Understanding Data Structures and Interfaces

Aug 17, 2024

006: Introduction to Algorithms - Lecture 2

Lecture Overview

  • Instructor: Eric Domain
  • Focus: Data Structures (not algorithms directly)
  • Topics: Sequences, Sets, Linked Lists, Dynamic Arrays

Key Concepts

Interface vs. Data Structure

  • Interface (API/ADT): Specifies what you want to do (operations and their meanings).
  • Data Structure: Specifies how you do it (actual representation and storage methods).
  • The same problem can have multiple data structure solutions, each with different advantages.
  • Important to maintain the interface while choosing the right data structure based on use case.

Sequences and Sets

  • Set: Stores items without regard to order (mathematical set concept).
  • Sequence: Maintains a specific order of elements.
  • Operations may include keeping elements in order, searching, or modifying sequences.

Sequence Data Structures

Static Sequence Interface

  • Consists of operations: build, length, iteration, get, set.
  • Designed for sequences where the number of items (n) does not change.
  • Static Array: Common implementation, supports constant time get and set operations.

Memory Model

  • Word RAM Model: Assumes memory is an array of w-bit words.
  • Memory Allocation: Creating an array of size n takes linear time.
  • Word Size: Must be at least log n to address all items efficiently.
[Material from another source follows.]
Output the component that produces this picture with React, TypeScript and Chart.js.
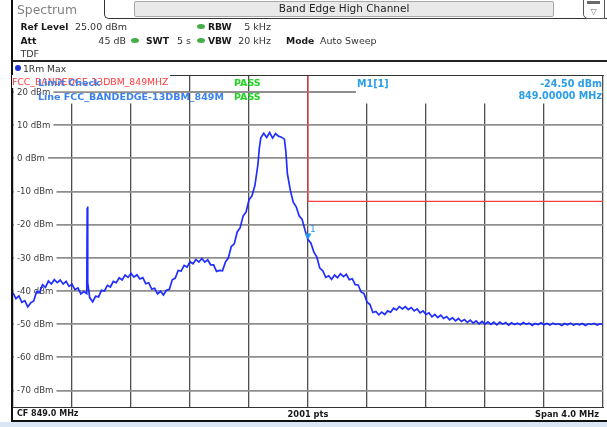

Dynamic Sequence Interface

  • Supports additional operations: insert, delete, insert first/last, delete first/last.
  • Insertions and deletions change the sequence size dynamically.

Data Structures for Dynamic Sequences

Linked Lists

  • Nodes containing an item and a pointer to the next node.
  • Efficient for inserting and deleting the first element.
  • Inefficient for random access (requires traversing nodes).
  • Insert/Delete at first: Constant time.
  • Get/Set at arbitrary position: Linear time.

Dynamic Arrays

  • Aim to combine the advantages of arrays and linked lists.
  • Resize Strategy: Double the array size when full.
  • Allows for amortized constant time for inserting at the end (inserting n items takes linear total time).
  • Supports constant get and set operations.

Summary of Data Structures

  • Static Arrays: Efficient random access, inefficient dynamic operations.
  • Linked Lists: Efficient for dynamic operations at the start, inefficient random access.
  • Dynamic Arrays: Combines efficient random access with amortized efficient dynamic operations.

Amortized Analysis

  • An operation takes T(n) amortized time if any k operations take at most k*T(n) time in total.
  • Essential for understanding the efficiency of operations over a sequence of actions.

Conclusion

  • Dynamic arrays are vital in understanding how languages like Python handle lists efficiently.
  • Focusing on amortized analysis helps in balancing the efficiency of various operations in data structures.